Una interpretación perezosa de esta escena permitiría leerla como una insinuación de que es el uso del libro repetido, familiar y hasta aplicado, lo que ha generado esa desprolijidad y que en cambio, el libro de Bernardo Pereyra, es el del alumno más preocupado por cuidar sus posesiones para mantener las formas en pos de una calificación, que en atender con fruición a sus contenidos a costa de su uso, es decir de su gasto. Pero no. La lección es otra. El autor de La lectura: una vida… cuenta como, durante un recreo volvió al aula , tomó el portafolio de su compañero, lo abrió y le secuestró el libro.

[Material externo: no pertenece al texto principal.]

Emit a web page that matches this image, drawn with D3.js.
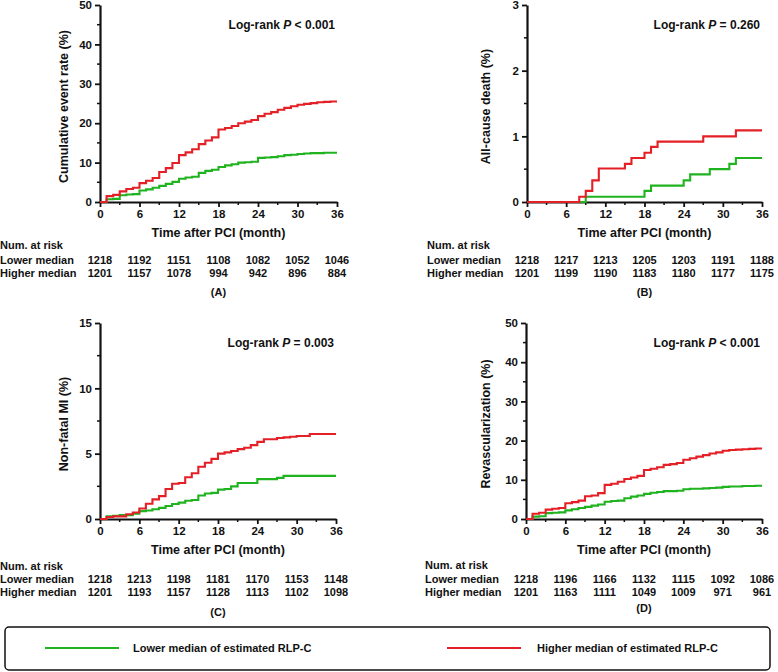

 Y como ya en su casa, le cambió el forro delator por llevar la etiqueta con el nombre ajeno escrito y hasta le agregó unos orejones encubridores del delito. Puede ser una zoncera, es decir una lectura zonza pero ¿acaso leer  cambia un libro, es el mismo, sólo que ahora es nuestro, más allá de todo límite material?  

Muchas décadas más tarde Daniel Link escribió: “Sí, ahora el libro de Bernardo parecía mío. Sabía que me había convertido en un perverso dialéctico, o en un canalla, qué más da. Sabía que a partir de entonces, la infancia sólo me habitaría como el otro que ya no podría ser, un moriturum, un muerto vivo, un pequeño príncipe perdido en un laberinto de espejos que parecen asteroides distantes”. Pero hasta llegar a ese moriturum y después, y después como un Lázaro vitalicio, que se sigue levantando y andando en cada nueva lectura –la que hace y, al mismo tiempo, le viene y ofrece– hay un relato y es éste donde Daniel Link nos cuenta su pasión  por leer, como don y como trabajo a conseguir con su ejemplo de aquello que llama con justicia, una vida.